園ちゃん、ああ、園ちゃん。金曜日はもう言葉もなく、15分泣き通しでした。波乱、としか言いようがない第18週。書き上げたムジナモの論文を田邊教授(要潤)との共著としなかったために、東大植物学教室を出入り禁止とされ、標本も取り上げられてしまった万太郎(神木隆之介)。新しい酒を作り始めた矢先、「火落ち」により酒がすべてダメになり、廃業に追い込まれる峰屋の綾(佐久間由衣)と竹雄(志尊淳)。
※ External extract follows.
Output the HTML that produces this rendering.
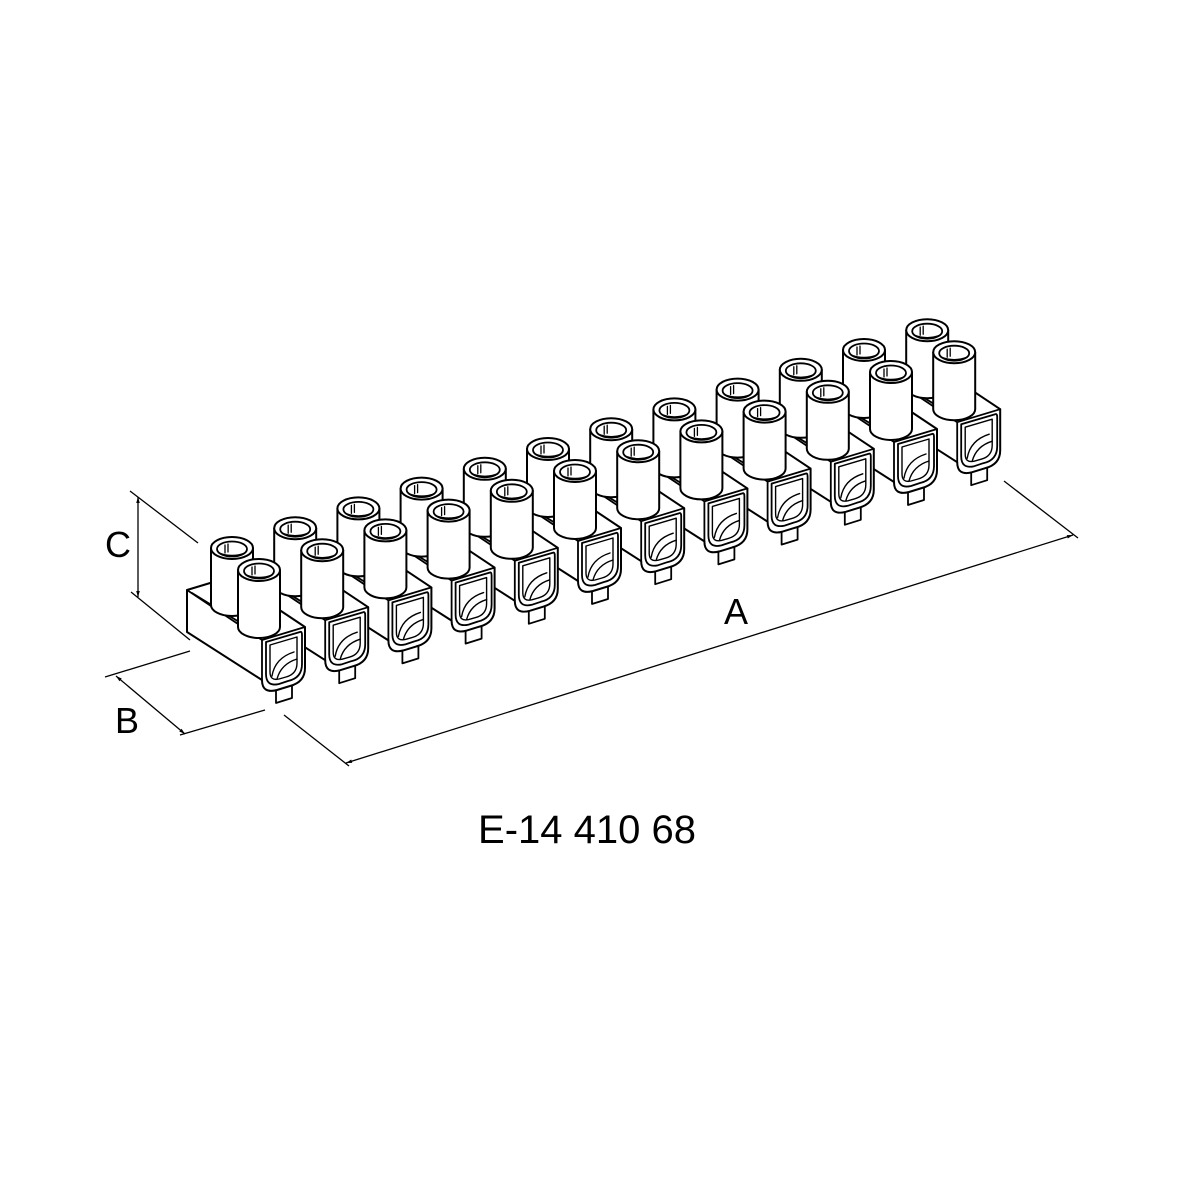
<!DOCTYPE html>
<html><head><meta charset="utf-8"><style>
html,body{margin:0;padding:0;background:#fff}
svg{display:block}
</style></head><body>
<svg width="1181" height="1181" viewBox="0 0 1181 1181" xmlns="http://www.w3.org/2000/svg">
<defs>
<marker id="ar" viewBox="0 0 10 10" refX="10" refY="5" markerWidth="9" markerHeight="6" orient="auto-start-reverse" markerUnits="userSpaceOnUse"><path d="M0,2 L10,5 L0,8 Z" fill="#000"/></marker>
<g id="cyl">
<path d="M-21,0 L-21,57 A21,11 0 0 0 21,57 L21,0 Z" fill="#fff" stroke="#000" stroke-width="2"/>
<ellipse cx="0" cy="0" rx="21" ry="11" fill="#fff" stroke="#000" stroke-width="2"/>
<ellipse cx="0" cy="1" rx="15" ry="7.5" fill="#fff" stroke="#000" stroke-width="1.8"/>
<path d="M-13,5 Q0,10 13,5" fill="none" stroke="#000" stroke-width="1.4"/>
<path d="M-7,-3 L-7,5 M-4,-4 L-4,4" fill="none" stroke="#000" stroke-width="1.3"/>
</g>
<g id="u" stroke-linejoin="round" stroke-linecap="round">
<path d="M14,48 L14,63 L30,58 L30,43" fill="#fff" stroke="#000" stroke-width="1.8"/>
<path d="M-75,-50 L-32,-63 L43,-13 L43,28 Q43,42 28,46 L15,50 Q0,54 0,40 L-75,-8 Z" fill="#fff" stroke="#000" stroke-width="2"/>
<path d="M-75,-50 L0,0 L43,-13 M0,0 L0,40 M-70,-47 L0,-4" fill="none" stroke="#000" stroke-width="1.8"/>
<path d="M4,2 L38,-8 Q40,-9 40,-5 L40,24 Q40,38 26,41 L17,44 Q4,47 4,34 Z" fill="#fff" stroke="#000" stroke-width="1.8"/>
<path d="M8,5 L35,-3 L35,23 Q35,34 24,37 L17,39 Q8,41 8,32 Z" fill="none" stroke="#000" stroke-width="1.4"/>
<path d="M10,36 Q13,18 32,12 M15,39 Q19,24 35,19" fill="none" stroke="#000" stroke-width="1.4"/>
<use href="#cyl" transform="translate(-30,-92)"/>
<path d="M-9,-35 L-4,-37 L-4,-28 L-9,-26 Z" fill="#fff" stroke="#000" stroke-width="1.3"/>
<use href="#cyl" transform="translate(-3,-70)"/>
</g>
</defs>
<g>
<use href="#u" transform="translate(957.2,422.2)"/>
<use href="#u" transform="translate(894,442)"/>
<use href="#u" transform="translate(830.8,461.8)"/>
<use href="#u" transform="translate(767.6,481.6)"/>
<use href="#u" transform="translate(704.4,501.4)"/>
<use href="#u" transform="translate(641.2,521.2)"/>
<use href="#u" transform="translate(578,541)"/>
<use href="#u" transform="translate(514.8,560.8)"/>
<use href="#u" transform="translate(451.6,580.6)"/>
<use href="#u" transform="translate(388.4,600.4)"/>
<use href="#u" transform="translate(325.2,620.2)"/>
<use href="#u" transform="translate(262,640)"/>
</g>
<g stroke="#000" stroke-width="1.3" fill="none">
<line x1="130" y1="491" x2="198" y2="543"/>
<line x1="131" y1="592" x2="190" y2="640"/>
<line x1="138" y1="497" x2="138" y2="597" marker-start="url(#ar)" marker-end="url(#ar)"/>
<line x1="105" y1="677" x2="190" y2="651"/>
<line x1="180" y1="735" x2="265" y2="710"/>
<line x1="116" y1="676" x2="185" y2="734" marker-start="url(#ar)" marker-end="url(#ar)"/>
<line x1="284" y1="715" x2="349" y2="766"/>
<line x1="1004" y1="481" x2="1078" y2="538"/>
<line x1="346" y1="763" x2="1073" y2="535" marker-start="url(#ar)" marker-end="url(#ar)"/>
</g>
<g font-family="Liberation Sans, sans-serif" fill="#000">
<text x="118" y="557" font-size="36" text-anchor="middle">C</text>
<text x="127" y="733" font-size="36" text-anchor="middle">B</text>
<text x="736" y="624" font-size="36" text-anchor="middle">A</text>
<text x="587" y="843" font-size="40" text-anchor="middle">E-14 410 68</text>
</g>
</svg>
</body></html>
少し前に長屋の福治(池田鉄洋)が「いいことが続くと、悪いことが起きるのではと怖くなる」と言っていたことを思い出しました。どうして人生は、しあわせなことばかりではないんでしょう。そしてこんなにも「悪いこと」が、今、起きるなんて。あの小さな手を伸ばしていた空に、帰っていってしまった園子。麻疹の熱が出てわずか3日で、まだ2歳にもなっていないのに。

 「大事なもの」「欲しくてしかたないもの」。もし、そういったものがなかったら、人生はもう少しイージーモードかもしれない。田邊教授は、万太郎の持つ植物に愛される力がどうしても欲しかった。万太郎そのものも、欲しかった。でも手に入らないと思い知り、もういらないと切り捨てることで「私の魂は自由だ」と、晴々とした顔になる。彼のように「欲しい」という気持ちを捨てて、今手にしているものだけで十分だと思えたならいっそ楽なのかも……でも私たちは「どうか、もっと」と望んでしまう。植物に愛される力を持ちながら、もっと標本が見たい、本が読みたいと、持っていないものを欲しがる万太郎もそう。「峰の月」という看板商品があっても、新しい酒を自分で作りたいと挑戦する綾もそう。子どもに幸せに長生きしてほしいと願うあまりに長い名前をつけてしまう、落語の寿限無の親もそう。